3. The Maize: The Movie (2004)
Be a-maized. Be very a-maized. In case you didn't know,
The Maize: The Movie is about the maize and also happens to function as the movie about that maize. If that doesn't make sense at all, then you're feeling the same frustrated emotion as the four-hundred or so people that actually went to see this mishap. There's automatic joy to be had with a movie that has to tell you it's a movie in its title despite having no properties elsewhere.
Transformers: The Movie? Fine. But
The Maize: The Movie? As important as that particular crop is within the realms of worldwide food production, does maize really need its own film? Of course, this movie isn't actually about maize because that would be stupid; instead it's about a man walking around in some maize trying to do something in the vein of a horror movie. This is lower than low-budget fare, and it's surprising that anybody at all signed on to be a part of the production. And it's probably the most boring movie ever made, working not as an exercise in fear but as some kind of insomnia cure. The reason it's so dull is because barely anything happens, despite the 2-hour running time. The plot is summed up in a single sentence: a man in a maize field is trying to find his missing daughters.
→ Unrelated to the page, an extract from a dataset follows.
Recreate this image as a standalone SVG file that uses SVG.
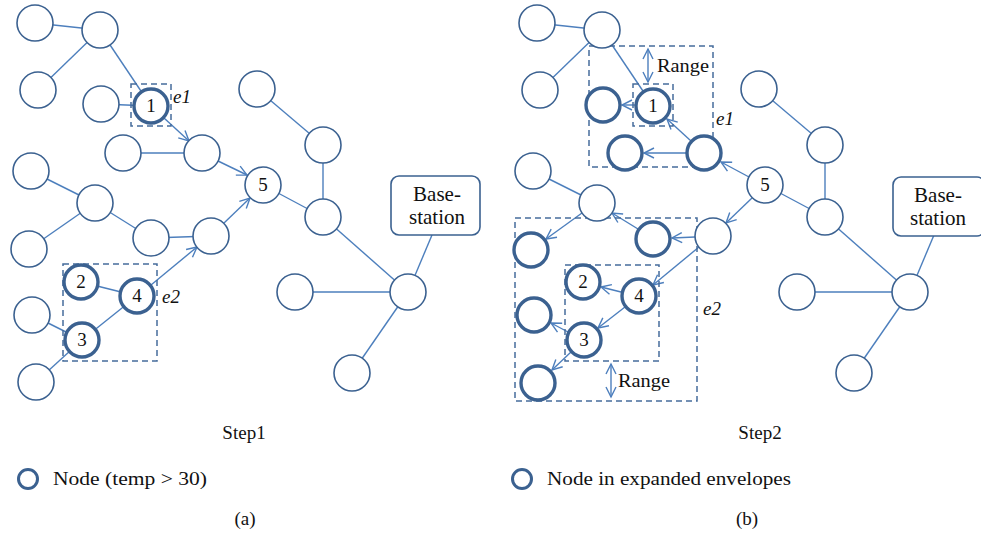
<svg xmlns="http://www.w3.org/2000/svg" width="981" height="533" viewBox="0 0 981 533">
<style>
.n{fill:#fff;stroke:#3b6190;stroke-width:1.6}
.t{fill:#fff;stroke:#3b6190;stroke-width:3.4}
.e{stroke:#4d7fbd;stroke-width:1.4;fill:none}
.a{stroke:#4d7fbd;stroke-width:1.4;fill:none;marker-end:url(#arr)}
.box{fill:none;stroke:#466c9c;stroke-width:1.5;stroke-dasharray:6 4}
.lbl{font-family:"Liberation Serif",serif;font-size:19px;fill:#111;text-anchor:middle}
.it{font-family:"Liberation Serif",serif;font-size:19px;font-style:italic;fill:#111}
.txt{font-family:"Liberation Serif",serif;font-size:19px;fill:#111}
.bs{fill:#fff;stroke:#3b6190;stroke-width:1.6}
.big{font-size:21px}
</style>
<defs>
<marker id="arr" markerUnits="userSpaceOnUse" markerWidth="14" markerHeight="14" refX="11" refY="6" orient="auto">
<path d="M1,1 L11,6 L1,11" fill="none" stroke="#4d7fbd" stroke-width="1.4"/>
</marker>
<marker id="arrs" markerUnits="userSpaceOnUse" markerWidth="14" markerHeight="14" refX="11" refY="6" orient="auto-start-reverse">
<path d="M1,1 L11,6 L1,11" fill="none" stroke="#4d7fbd" stroke-width="1.4"/>
</marker>
</defs>
<g id="connectors">
<line class="e" x1="35" y1="23" x2="100" y2="30"/>
<line class="e" x1="100" y1="30" x2="38" y2="90"/>
<line class="e" x1="100" y1="30" x2="151" y2="106"/>
<line class="e" x1="101" y1="104" x2="151" y2="106"/>
<line class="e" x1="123" y1="153" x2="202" y2="153"/>
<line class="e" x1="31" y1="171" x2="95" y2="203"/>
<line class="e" x1="95" y1="203" x2="29" y2="249"/>
<line class="e" x1="95" y1="203" x2="151" y2="238"/>
<line class="e" x1="151" y1="238" x2="211" y2="236"/>
<line class="e" x1="81" y1="282" x2="137" y2="296"/>
<line class="e" x1="82" y1="340" x2="137" y2="296"/>
<line class="e" x1="32" y1="315" x2="82" y2="340"/>
<line class="e" x1="36" y1="382" x2="82" y2="340"/>
<line class="e" x1="257" y1="89" x2="323" y2="145"/>
<line class="e" x1="323" y1="145" x2="323" y2="217"/>
<line class="e" x1="263" y1="185" x2="323" y2="217"/>
<line class="e" x1="323" y1="217" x2="408" y2="292"/>
<line class="e" x1="295" y1="292" x2="408" y2="292"/>
<line class="e" x1="352" y1="373" x2="408" y2="292"/>
<line class="e" x1="432" y1="235" x2="408" y2="292"/>
<line class="a" x1="164" y1="118" x2="189" y2="141"/>
<line class="a" x1="218" y1="161" x2="247" y2="175"/>
<line class="a" x1="224" y1="223" x2="250" y2="198"/>
<line class="a" x1="151" y1="285" x2="197" y2="247"/>
<line class="e" x1="537" y1="23" x2="602" y2="30"/>
<line class="e" x1="602" y1="30" x2="540" y2="90"/>
<line class="e" x1="602" y1="30" x2="653" y2="106"/>
<line class="e" x1="533" y1="171" x2="597" y2="203"/>
<line class="e" x1="759" y1="89" x2="825" y2="145"/>
<line class="e" x1="825" y1="145" x2="825" y2="217"/>
<line class="e" x1="765" y1="185" x2="825" y2="217"/>
<line class="e" x1="825" y1="217" x2="910" y2="292"/>
<line class="e" x1="797" y1="292" x2="910" y2="292"/>
<line class="e" x1="854" y1="373" x2="910" y2="292"/>
<line class="e" x1="934" y1="235" x2="910" y2="292"/>
<line class="a" x1="635" y1="105" x2="622" y2="105"/>
<line class="a" x1="691" y1="141" x2="667" y2="119"/>
<line class="a" x1="686" y1="153" x2="644" y2="153"/>
<line class="a" x1="749" y1="177" x2="721" y2="162"/>
<line class="a" x1="752" y1="198" x2="726" y2="223"/>
<line class="a" x1="695" y1="237" x2="672" y2="238"/>
<line class="a" x1="638" y1="229" x2="612" y2="213"/>
<line class="a" x1="582" y1="213" x2="546" y2="239"/>
<line class="a" x1="699" y1="247" x2="653" y2="285"/>
<line class="a" x1="621" y1="292" x2="601" y2="287"/>
<line class="a" x1="625" y1="307" x2="598" y2="328"/>
<line class="a" x1="568" y1="332" x2="551" y2="323"/>
<line class="a" x1="571" y1="352" x2="552" y2="370"/>
<line x1="648" y1="49" x2="648" y2="82" stroke="#4d7fbd" stroke-width="1.4" marker-start="url(#arrs)" marker-end="url(#arrs)"/>
<line x1="611" y1="364" x2="611" y2="397" stroke="#4d7fbd" stroke-width="1.4" marker-start="url(#arrs)" marker-end="url(#arrs)"/>
</g>
<g id="envelopes">
<rect class="box" x="131" y="84" width="40" height="42"/>
<text class="it" x="173" y="103">e1</text>
<rect class="box" x="63" y="264" width="94" height="97"/>
<text class="it" x="162" y="303">e2</text>
<rect class="box" x="589" y="46" width="124" height="121"/>
<rect class="box" x="633" y="84" width="40" height="42"/>
<text class="it" x="716" y="125">e1</text>
<rect class="box" x="515" y="218" width="182" height="183"/>
<rect class="box" x="565" y="265" width="94" height="96"/>
<text class="it" x="703" y="315">e2</text>
<text class="txt" x="657" y="72" textLength="52" lengthAdjust="spacingAndGlyphs">Range</text>
<text class="txt" x="618" y="387" textLength="52" lengthAdjust="spacingAndGlyphs">Range</text>
</g>
<g id="L_A"><circle class="n" cx="35" cy="23" r="18"/></g>
<g id="L_B"><circle class="n" cx="100" cy="30" r="18"/></g>
<g id="L_C"><circle class="n" cx="38" cy="90" r="18"/></g>
<g id="L_D"><circle class="n" cx="101" cy="104" r="18"/></g>
<g id="L_1"><circle class="t" cx="151" cy="106" r="17"/><text class="lbl" x="151" y="112">1</text></g>
<g id="L_E"><circle class="n" cx="123" cy="153" r="18"/></g>
<g id="L_F"><circle class="n" cx="202" cy="153" r="18"/></g>
<g id="L_G"><circle class="n" cx="31" cy="171" r="18"/></g>
<g id="L_H"><circle class="n" cx="95" cy="203" r="18"/></g>
<g id="L_I"><circle class="n" cx="29" cy="249" r="18"/></g>
<g id="L_J"><circle class="n" cx="151" cy="238" r="18"/></g>
<g id="L_K"><circle class="n" cx="211" cy="236" r="18"/></g>
<g id="L_2"><circle class="t" cx="81" cy="282" r="17"/><text class="lbl" x="81" y="288">2</text></g>
<g id="L_4"><circle class="t" cx="137" cy="296" r="17"/><text class="lbl" x="137" y="302">4</text></g>
<g id="L_3"><circle class="t" cx="82" cy="340" r="17"/><text class="lbl" x="82" y="346">3</text></g>
<g id="L_L"><circle class="n" cx="32" cy="315" r="18"/></g>
<g id="L_M"><circle class="n" cx="36" cy="382" r="18"/></g>
<g id="L_N"><circle class="n" cx="257" cy="89" r="18"/></g>
<g id="L_O"><circle class="n" cx="323" cy="145" r="18"/></g>
<g id="L_5"><circle class="n" cx="263" cy="185" r="18"/><text class="lbl" x="263" y="191">5</text></g>
<g id="L_P"><circle class="n" cx="323" cy="217" r="18"/></g>
<g id="L_Q"><circle class="n" cx="408" cy="292" r="18"/></g>
<g id="L_R"><circle class="n" cx="295" cy="292" r="18"/></g>
<g id="L_S"><circle class="n" cx="352" cy="373" r="18"/></g>
<g id="L_base"><rect class="bs" x="391" y="176" width="89" height="59" rx="8"/><text class="lbl big" x="437" y="201">Base-</text><text class="lbl big" x="437" y="224">station</text></g>
<g id="R_A"><circle class="n" cx="537" cy="23" r="18"/></g>
<g id="R_B"><circle class="n" cx="602" cy="30" r="18"/></g>
<g id="R_C"><circle class="n" cx="540" cy="90" r="18"/></g>
<g id="R_D"><circle class="t" cx="603" cy="105" r="17"/></g>
<g id="R_1"><circle class="t" cx="653" cy="106" r="17"/><text class="lbl" x="653" y="112">1</text></g>
<g id="R_E"><circle class="t" cx="625" cy="153" r="17"/></g>
<g id="R_F"><circle class="t" cx="704" cy="153" r="17"/></g>
<g id="R_G"><circle class="n" cx="533" cy="171" r="18"/></g>
<g id="R_H"><circle class="n" cx="597" cy="203" r="18"/></g>
<g id="R_I"><circle class="t" cx="531" cy="250" r="17"/></g>
<g id="R_J"><circle class="t" cx="653" cy="239" r="17"/></g>
<g id="R_K"><circle class="n" cx="713" cy="236" r="18"/></g>
<g id="R_2"><circle class="t" cx="583" cy="282" r="17"/><text class="lbl" x="583" y="288">2</text></g>
<g id="R_4"><circle class="t" cx="639" cy="296" r="17"/><text class="lbl" x="639" y="302">4</text></g>
<g id="R_3"><circle class="t" cx="584" cy="340" r="17"/><text class="lbl" x="584" y="346">3</text></g>
<g id="R_L"><circle class="t" cx="534" cy="315" r="17"/></g>
<g id="R_M"><circle class="t" cx="538" cy="383" r="17"/></g>
<g id="R_N"><circle class="n" cx="759" cy="89" r="18"/></g>
<g id="R_O"><circle class="n" cx="825" cy="145" r="18"/></g>
<g id="R_5"><circle class="n" cx="765" cy="185" r="18"/><text class="lbl" x="765" y="191">5</text></g>
<g id="R_P"><circle class="n" cx="825" cy="217" r="18"/></g>
<g id="R_Q"><circle class="n" cx="910" cy="292" r="18"/></g>
<g id="R_R"><circle class="n" cx="797" cy="292" r="18"/></g>
<g id="R_S"><circle class="n" cx="854" cy="373" r="18"/></g>
<g id="R_base"><rect class="bs" x="893" y="177" width="92" height="59" rx="8"/><text class="lbl big" x="938" y="202">Base-</text><text class="lbl big" x="938" y="225">station</text></g>
<g id="captions">
<text class="lbl" x="244" y="439">Step1</text>
<text class="lbl" x="760" y="439">Step2</text>
<text class="lbl" x="245" y="525">(a)</text>
<text class="lbl" x="747" y="525">(b)</text>
</g>
<g id="legend_a"><circle cx="28" cy="479" r="9.5" fill="#fff" stroke="#3b6190" stroke-width="3"/><text class="txt" x="53" y="485" textLength="154" lengthAdjust="spacingAndGlyphs">Node (temp &gt; 30)</text></g>
<g id="legend_b"><circle cx="522" cy="479" r="9.5" fill="#fff" stroke="#3b6190" stroke-width="3"/><text class="txt" x="547" y="485" textLength="244" lengthAdjust="spacingAndGlyphs">Node in expanded envelopes</text></g>
</svg>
There's not a single moment that justifies using your eyes and ears, unless you like the dual combination of a man yelling "Girls! Girls!" and shots of maize.
The Maize: The Movie happens to be written and directed and starring and edited and funded by the same man, Bill Cowell, who has apparently never seen a movie in his life. The most intellectual moment of the film is in the title itself, because of the play on the words "maize" and "maze" - he gets lost in all the maize so it's like a maze, yeah? - and that's just not good at all, is it?